More than 500 people gathered in New York City yesterday for a morning of stories, music, and video clips to celebrate the life of artist and children’s book author Maurice Sendak, who died May 7 in Danbury, CT, following complications from a recent stroke.

Maurice Sendak
Tony Kushner, the Pulitzer Prize-winning playwright and a longtime Sendak friend, helped organize the invitation-only memorial service at the Metropolitan Museum of Art’s Grace Rainey Rogers Auditorium, which took place just two days after what would have been the author’s 84th birthday.
Speaking to the audience, Michael Di Capua, Sendak’s friend and editor, gave insight into the life of the man, the artist, and the writer who he had met almost 50 years ago.
They both shared a love of Verdi, Mahler, and Mozart. “We were kindred spirits,” says Di Capua, his voice cracking as he eulogized his friend.
Art Spiegelman, the cartoonist and author of Maus (Pantheon, 1991), also used the term “kindred spirit” to describe his relationship with Sendak. The two collaborated on a 1993 comic strip for The New Yorker called “In the Dumps,” in which Spiegelman visits Sendak at his Connecticut estate and the two talk about children and art. Speigelman says he recalls Sendak telling him, “Art, you can’t protect kids.”
Sendak’s U.K. editor, Judy Taylor Hough, who helped bring his work to England, was with Sendak when he suffered his first heart attack in 1967 at the age of 38. While recuperating, Hough gave Sendak a toy mouse that he kept on his desk until his death and which was cremated with him.
Jonathan Weinberg, a family friend of Sendak’s longtime partner Eugene Glynn, shared his personal insights and emotionally recounted how Sendak gave him support when he confided in him at the age of 19 that he was gay. On a lighter note, Weinberg recalled that Sendak had an unusual talent: he could whistle an entire operatic score.

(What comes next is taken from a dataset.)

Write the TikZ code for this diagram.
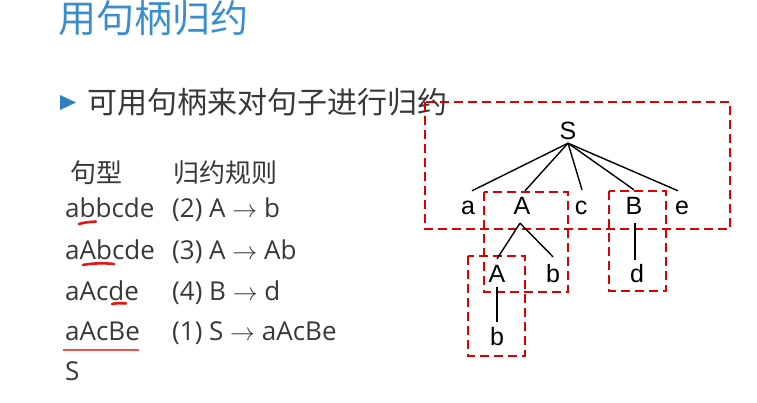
\documentclass[tikz,border=0pt]{standalone}
\usepackage{fontspec}
\setmainfont{Open Sans}
\newfontfamily\cjk{Noto Sans CJK SC}
\newfontfamily\arialf{Liberation Sans}
\definecolor{titleblue}{RGB}{58,142,208}
\definecolor{bulletblue}{RGB}{47,127,193}
\definecolor{bodygray}{RGB}{56,56,56}
\definecolor{boxred}{RGB}{220,0,0}
\definecolor{markred}{RGB}{232,20,20}
\definecolor{linered}{RGB}{232,85,75}
\begin{document}
\begin{tikzpicture}[x=1pt,y=-1pt,
  titletext/.style={font=\cjk\fontsize{38}{40}\selectfont, text=titleblue, inner sep=0pt, anchor=base west},
  bullettext/.style={font=\cjk\fontsize{30}{32}\selectfont, text=bodygray, inner sep=0pt, anchor=base west},
  headtext/.style={font=\cjk\fontsize{26}{28}\selectfont, text=bodygray, inner sep=0pt, anchor=base west},
  rowtext/.style={font=\fontsize{26}{28}\selectfont, text=bodygray, inner sep=0pt, anchor=base west},
  treenode/.style={font=\arialf\fontsize{25}{25}\selectfont, text=black, inner sep=0pt, text height=18pt, text depth=0pt, anchor=base},
  treeedge/.style={draw=black, line width=1.4pt},
  hbox/.style={draw=boxred, line width=2.1pt, dash pattern=on 9pt off 5pt},
  handlemark/.style={draw=markred, line width=2.6pt, line cap=round}]
\useasboundingbox (0,0) rectangle (757,403);
% title and bullet
\node[titletext] (title) at (58,33) {用句柄归约};
\fill[bulletblue] (60,95) -- (76,102.5) -- (60,110) -- cycle;
\node[bullettext] (bullet) at (87,114) {可用句柄来对句子进行归约};
% table
\node[headtext] (h1) at (70,183) {句型};
\node[headtext] (h2) at (173,183) {归约规则};
\node[rowtext] (f1) at (65,218) {abbcde};
\node[rowtext] (f2) at (65,259) {aAbcde};
\node[rowtext] (f3) at (65,300) {aAcde};
\node[rowtext] (f4) at (65,340) {aAcBe};
\node[rowtext] (f5) at (65,380) {S};
\node[rowtext] (r1) at (172,218) {(2) A $\to$ b};
\node[rowtext] (r2) at (172,259) {(3) A $\to$ Ab};
\node[rowtext] (r3) at (172,300) {(4) B $\to$ d};
\node[rowtext] (r4) at (172,340) {(1) S $\to$ aAcBe};
% handle marks
\draw[handlemark] (79,224) .. controls (85,222) and (91,222) .. (96,221.5);
\draw[handlemark] (83,265) .. controls (93,263) and (105,263) .. (114,264);
\draw[handlemark] (112,304) .. controls (117,303) and (121,303) .. (126,303.5);
\draw[draw=linered, line width=1.3pt] (63,350) -- (139,350);
% dashed boxes
\draw[hbox] (425,102) rectangle (730,229);
\draw[hbox] (484,192) rectangle (568,292);
\draw[hbox] (609,191) rectangle (666,291);
\draw[hbox] (468,256) rectangle (525,356);
% tree
\node[treenode] (S) at (568,140) {S};
\node[treenode] (a) at (468,215) {a};
\node[treenode] (A) at (522,215) {A};
\node[treenode] (c) at (581,215) {c};
\node[treenode] (B) at (634,215) {B};
\node[treenode] (e) at (682,215) {e};
\node[treenode] (A2) at (497,283) {A};
\node[treenode] (b2) at (553,283) {b};
\node[treenode] (d) at (637,283) {d};
\node[treenode] (b3) at (497,345) {b};
\draw[treeedge] ([yshift=-3pt]S.south) -- ([xshift=4pt,yshift=6pt]a.north);
\draw[treeedge] ([yshift=-3pt]S.south) -- ([xshift=3pt,yshift=6pt]A.north);
\draw[treeedge] ([yshift=-3pt]S.south) -- ([xshift=1pt,yshift=7pt]c.north);
\draw[treeedge] ([yshift=-3pt]S.south) -- ([yshift=7pt]B.north);
\draw[treeedge] ([yshift=-3pt]S.south) -- ([xshift=-4pt,yshift=6pt]e.north);
\draw[treeedge] ([xshift=-2pt,yshift=-8pt]A.south) -- ([yshift=6pt]A2.north);
\draw[treeedge] ([xshift=-2pt,yshift=-8pt]A.south) -- ([yshift=8pt]b2.north);
\draw[treeedge] ([xshift=1pt,yshift=-8pt]B.south) -- ([xshift=-2pt,yshift=5pt]d.north);
\draw[treeedge] ([yshift=-4pt]A2.south) -- ([yshift=5pt]b3.north);
\end{tikzpicture}
\end{document}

Lynn Caponera, Sendak’s longtime assistant, remembers when Sendak and Glynn moved into her Connecticut neighborhood. “They did what all city guys do when they move to the country—they put in a garden and got some dogs.”
Kushner described Sendak as a man who “believed in love,” who was “always adorable,” and who was also “shy and insecure.” During a visit to Sendak in the hospital, Kushner says he told him, “I’m going to die.” The audience laughed when Kushner explained that “for Maurice, that was like saying good morning.” The audience was treated to a reading by actress Catherine Keener of Sendak’s final yet-to-be published book, No-Nose, about a boy whose nose is stolen by his mother.
“He couldn’t disguise the earnestness behind all that grumpiness,” Gregory Maguire says, describing Sendak to SLJ. “It came out in his art and certainly in his friendship.” Maguire, who wrote Wicked (HarperCollins, 1995), shared a 35-year friendship with Sendak, and he, along with Kushner and Caldecott-winning author Brian Selznick, were at the author’s bedside the night before he died. “There was the biggest full moon that night,” Maguire recalls.
“He made me feel important,” says Caldecott-winning illustrator Paul Zelinsky. Sendak, who was Zelinsky’s instructor at Yale University in 1971, is the voice of Glove in the book trailer for Zelinsky’s new book, Z is for Moose (Greenwillow, 2012). Zelinsky says, “I was lucky and privileged to meet him and to be able to stay in touch.”